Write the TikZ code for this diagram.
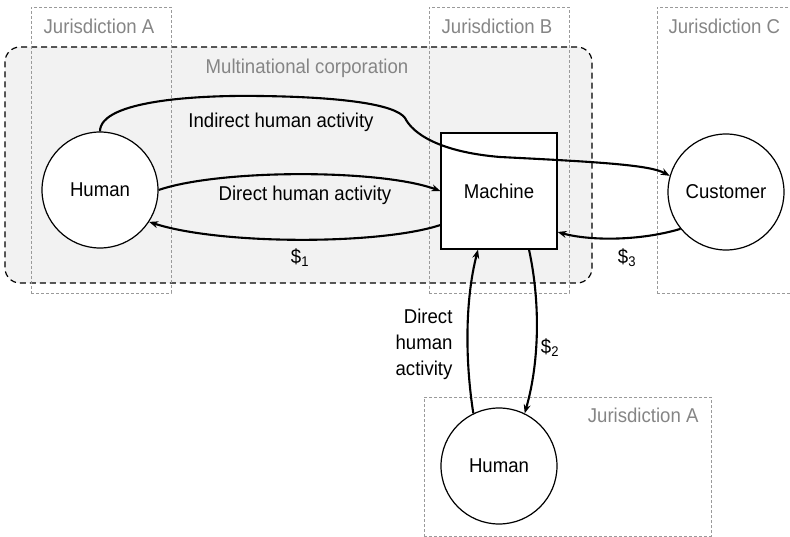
\documentclass[tikz,border=0pt]{standalone}
\usepackage{fontspec}
\setmainfont[FakeStretch=0.93]{Liberation Sans}
\usetikzlibrary{arrows.meta}
\definecolor{corpfill}{HTML}{F2F2F2}
\definecolor{jurline}{HTML}{9A9A9A}
\definecolor{jurtext}{HTML}{858585}
\tikzset{
  every node/.style={font=\fontsize{20}{26}\selectfont},
  jurbox/.style={draw=jurline, dash pattern=on 3pt off 2pt, line width=0.8pt, inner sep=0pt},
  jurlabel/.style={text=jurtext},
  actor/.style={circle, draw, line width=1.2pt, fill=white, minimum size=116pt, inner sep=0pt},
  machinebox/.style={rectangle, draw, line width=1.2pt, fill=white, minimum size=116pt, inner sep=0pt},
  flow/.style={line width=2.1pt, -{Stealth[length=9pt,width=7pt]}}
}
\begin{document}
\begin{tikzpicture}[x=1pt,y=-1pt]
\useasboundingbox (0,0) rectangle (790,537);
\clip (0,0) rectangle (790,537);

% multinational corporation
\node[draw, fill=corpfill, rounded corners=15pt, dash pattern=on 6pt off 4pt, line width=1.2pt,
      minimum width=587pt, minimum height=236pt, inner sep=0pt] (corp) at (298.5,165) {};
\node[jurlabel] (corplabel) at (307,68) {Multinational corporation};

% jurisdictions
\node[jurbox, minimum width=140pt, minimum height=286pt] (jA) at (101,150) {};
\node[jurbox, minimum width=140pt, minimum height=286pt] (jB) at (499,150) {};
\node[jurbox, minimum width=160pt, minimum height=286pt] (jC) at (737,150) {};
\node[jurbox, minimum width=287pt, minimum height=139pt] (jA2) at (567.5,466.5) {};
\node[jurlabel] (jAlabel) at (99,26) {Jurisdiction A};
\node[jurlabel] (jBlabel) at (497,26) {Jurisdiction B};
\node[jurlabel, anchor=west] (jClabel) at (665,26) {Jurisdiction C};
\node[jurlabel, anchor=east] (jA2label) at (702,415) {Jurisdiction A};

% actors
\node[actor] (hl) at (100,190) {Human};
\node[machinebox] (m) at (499,191) {Machine};
\node[actor] (cu) at (726,192) {Customer};
\node[actor] (hb) at (499,466) {Human};

% flows between human and machine
\draw[flow] (hl.north) .. controls (100,100) and (200,95) .. (260,96)
  .. controls (340,97) and (395,104) .. (405,118)
  .. controls (413,134) and (440,152) .. (500,157)
  .. controls (600,162) and (650,165) .. (cu.164);
\node (indirect) at (281,122) {Indirect human activity};

\draw[flow] (hl.east) .. controls (220,169) and (380,169) .. (m.west);
\node (direct) at (305,195) {Direct human activity};

\draw[flow] ([yshift=-34pt]m.west) .. controls (380,245) and (220,245) .. (hl.-33);
\node (d1) at (300,258) {\$\textsubscript{1}};

\draw[flow] (cu.-141) .. controls (640,241) and (590,241) .. ([yshift=-41pt]m.east);
\node (d3) at (627,258) {\$\textsubscript{3}};

\draw[flow] (hb.116) .. controls (465,360) and (465,300) .. ([xshift=-21pt]m.south);
\node[align=right, anchor=east] (direct2) at (456,344) {Direct\\human\\activity};

\draw[flow] ([xshift=30pt]m.south) .. controls (540,300) and (540,360) .. (hb.64);
\node (d2) at (550,348) {\$\textsubscript{2}};
\end{tikzpicture}
\end{document}
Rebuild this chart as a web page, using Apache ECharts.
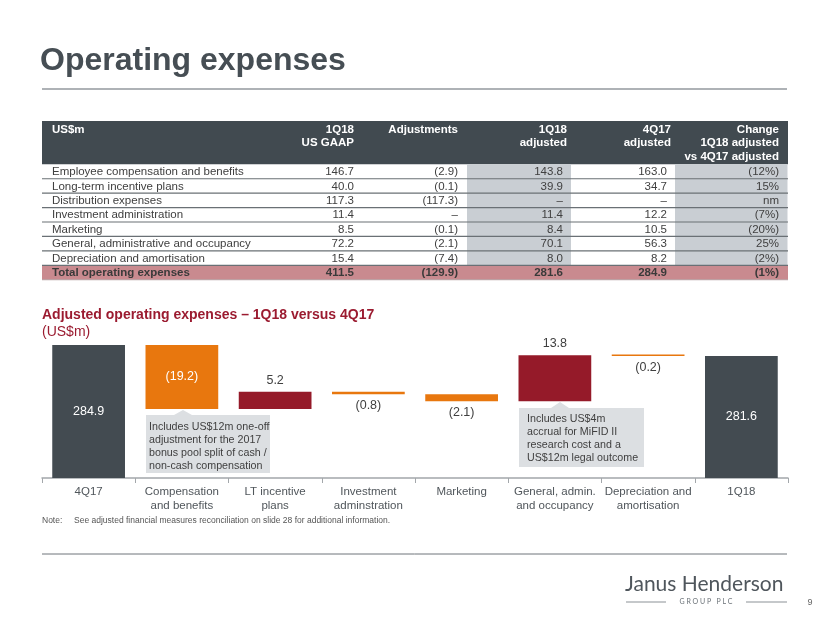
----
__What to work on__
Every entry must be written out exactly, with all pictures left out.

__Final result__
Write the TikZ code for this diagram.
\documentclass[tikz,border=0pt]{standalone}
\usepackage{fontspec}
\setmainfont[FakeStretch=0.93]{Liberation Sans}
\usetikzlibrary{arrows.meta}
\definecolor{corpfill}{HTML}{F2F2F2}
\definecolor{jurline}{HTML}{9A9A9A}
\definecolor{jurtext}{HTML}{858585}
\tikzset{
  every node/.style={font=\fontsize{20}{26}\selectfont},
  jurbox/.style={draw=jurline, dash pattern=on 3pt off 2pt, line width=0.8pt, inner sep=0pt},
  jurlabel/.style={text=jurtext},
  actor/.style={circle, draw, line width=1.2pt, fill=white, minimum size=116pt, inner sep=0pt},
  machinebox/.style={rectangle, draw, line width=1.2pt, fill=white, minimum size=116pt, inner sep=0pt},
  flow/.style={line width=2.1pt, -{Stealth[length=9pt,width=7pt]}}
}
\begin{document}
\begin{tikzpicture}[x=1pt,y=-1pt]
\useasboundingbox (0,0) rectangle (790,537);
\clip (0,0) rectangle (790,537);

% multinational corporation
\node[draw, fill=corpfill, rounded corners=15pt, dash pattern=on 6pt off 4pt, line width=1.2pt,
      minimum width=587pt, minimum height=236pt, inner sep=0pt] (corp) at (298.5,165) {};
\node[jurlabel] (corplabel) at (307,68) {Multinational corporation};

% jurisdictions
\node[jurbox, minimum width=140pt, minimum height=286pt] (jA) at (101,150) {};
\node[jurbox, minimum width=140pt, minimum height=286pt] (jB) at (499,150) {};
\node[jurbox, minimum width=160pt, minimum height=286pt] (jC) at (737,150) {};
\node[jurbox, minimum width=287pt, minimum height=139pt] (jA2) at (567.5,466.5) {};
\node[jurlabel] (jAlabel) at (99,26) {Jurisdiction A};
\node[jurlabel] (jBlabel) at (497,26) {Jurisdiction B};
\node[jurlabel, anchor=west] (jClabel) at (665,26) {Jurisdiction C};
\node[jurlabel, anchor=east] (jA2label) at (702,415) {Jurisdiction A};

% actors
\node[actor] (hl) at (100,190) {Human};
\node[machinebox] (m) at (499,191) {Machine};
\node[actor] (cu) at (726,192) {Customer};
\node[actor] (hb) at (499,466) {Human};

% flows between human and machine
\draw[flow] (hl.north) .. controls (100,100) and (200,95) .. (260,96)
  .. controls (340,97) and (395,104) .. (405,118)
  .. controls (413,134) and (440,152) .. (500,157)
  .. controls (600,162) and (650,165) .. (cu.164);
\node (indirect) at (281,122) {Indirect human activity};

\draw[flow] (hl.east) .. controls (220,169) and (380,169) .. (m.west);
\node (direct) at (305,195) {Direct human activity};

\draw[flow] ([yshift=-34pt]m.west) .. controls (380,245) and (220,245) .. (hl.-33);
\node (d1) at (300,258) {\$\textsubscript{1}};

\draw[flow] (cu.-141) .. controls (640,241) and (590,241) .. ([yshift=-41pt]m.east);
\node (d3) at (627,258) {\$\textsubscript{3}};

\draw[flow] (hb.116) .. controls (465,360) and (465,300) .. ([xshift=-21pt]m.south);
\node[align=right, anchor=east] (direct2) at (456,344) {Direct\\human\\activity};

\draw[flow] ([xshift=30pt]m.south) .. controls (540,300) and (540,360) .. (hb.64);
\node (d2) at (550,348) {\$\textsubscript{2}};
\end{tikzpicture}
\end{document}
Rebuild this chart as a web page, using Apache ECharts.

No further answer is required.